Store-bought chocolate milk tends to have a thicker texture than the homemade kind because many producers add thickening agents to the beverage. The thickening agents keep the ingredients like cocoa powder from gathering at the bottom of the milk and compromising the flavor. But why does that accumulation happen in the first place? Through a process called sedimentation, particles and liquids separate when they are left alone for a period of time. Because the particles are heavier than the liquid, they sink.
To achieve a smooth, creamy texture and a delicious and even chocolaty taste, store-bought milk brands often use a thickening agent called carrageenan. The additive is derived from red seaweed. It can also be found in salad dressings. Other thickening agents used by drink manufacturers include guar gum and xanthan gum.
Make homemade chocolate milk taste better
A common way to make homemade chocolate milk is to combine whatever milk you have in the fridge with a drizzle of chocolate syrup (that immediately sinks to bottom of the cup) or a chocolate drink powder. While the simple recipe will definitely quench your thirst, it is not the best approach. Instead, prioritize making the beloved beverage with high-quality ingredients and enhancing its texture. While we do not expect you to have processed seaweed or other industrial thickeners at home, there are a few pantry staples that will get the job done.
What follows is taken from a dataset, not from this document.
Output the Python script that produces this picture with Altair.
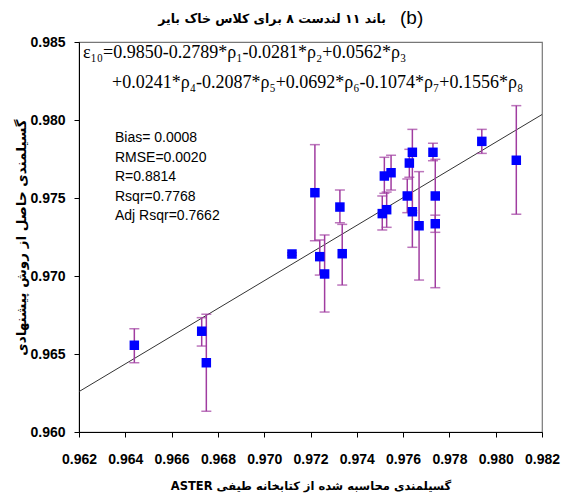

Time to revise the chocolate milk recipe. Rather than using chocolate syrup or a drink mix, use a combination of cocoa powder, milk, and sugar. Any milk can be used for the drink, but whole milk will yield the creamiest result and reduce the speed of sedimentation. Some recipes suggest using confectioners’ sugar rather than granulated sugar for a smoother mouthfeel. As for the taste, you can add a dash of vanilla extract to bring a more complex taste. Another idea involves adding the cocoa powder to a small portion of hot milk to bring out the chocolate flavor. Then combine the hot mixture with cold milk for a glass of the signature drink. For a thicker texture, mix in a spoonful of cornstarch. If you are heating the milk for the cocoa hack, consider also stirring in a few teaspoons of canned sweetened condensed milk — a foolproof hack to make thicker, creamy hot chocolate.